According to Audrey Waters in her article The Web We Need to Give Our Students ,  providing students with their own digital domain is a radical act. It gives them the ability to work on the Web and with the Web.  This is particularly important in the area of Sustainability Studies, a field that is evolving or even transforming at exponential rates. This transformation is being fueled by digital technologies, and is being played out in the digital world.

Training students to participate in this digital space is vital to their role as future sustainability professionals. Through this approach students learn how to access new information as fast as it is created, and get it first hand. They can then reflect on it, experiment with it, and integrate it with other perspectives ultimately sharing it with the world. It allows their investigations and impact to move from the local to the global. Because their work is in the public sphere, they take ownership for it and recognize that the quality of their work goes beyond a grade, but becomes part of their public persona. 

(From Jesse Stommel Slideshare)

Below are examples of some of the domains in progress for the Course, Sustainable Solutions, at Muhlenberg College.  Originally students were asked to identify a problem related to sustainability. Throughout the semester they explore a variety of solutions to these problems through research and writing – all of this work is then posted on their own domain.  Ultimately they develop a global, multifaceted campaign to address their problem that remains present in the public sphere. In this past year (spring 2024) students were asked to take a place-based approach to identifying sustainability related problems in a location or region of their choice through cultural, social, political, and scientific lenses and how those problems are being addressed across sectors. Each student also created a sustainability asset map for their location as means to identify sustainability related strengths, opportunities, and weaknesses.

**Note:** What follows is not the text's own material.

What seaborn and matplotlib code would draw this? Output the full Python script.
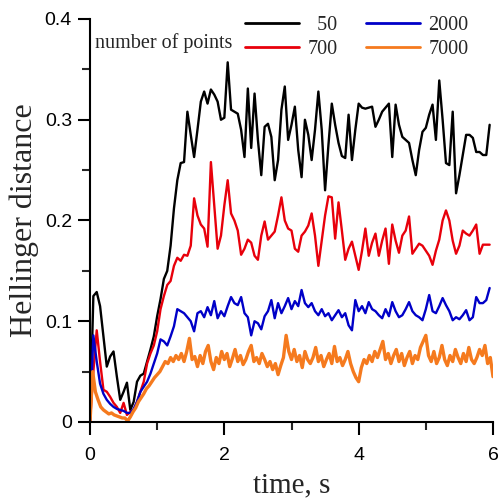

Formal and informal assessment has shown that the use of domain pedagogy in this course has increased students awareness of the connectivity among their assignments, and their sense of ownership of their own work. Students were more likely to return to prior assignments for revision as their thinking about the problem developed and became more focused. Students also reported that they viewed web-page development as an important skill for sustainability related careers.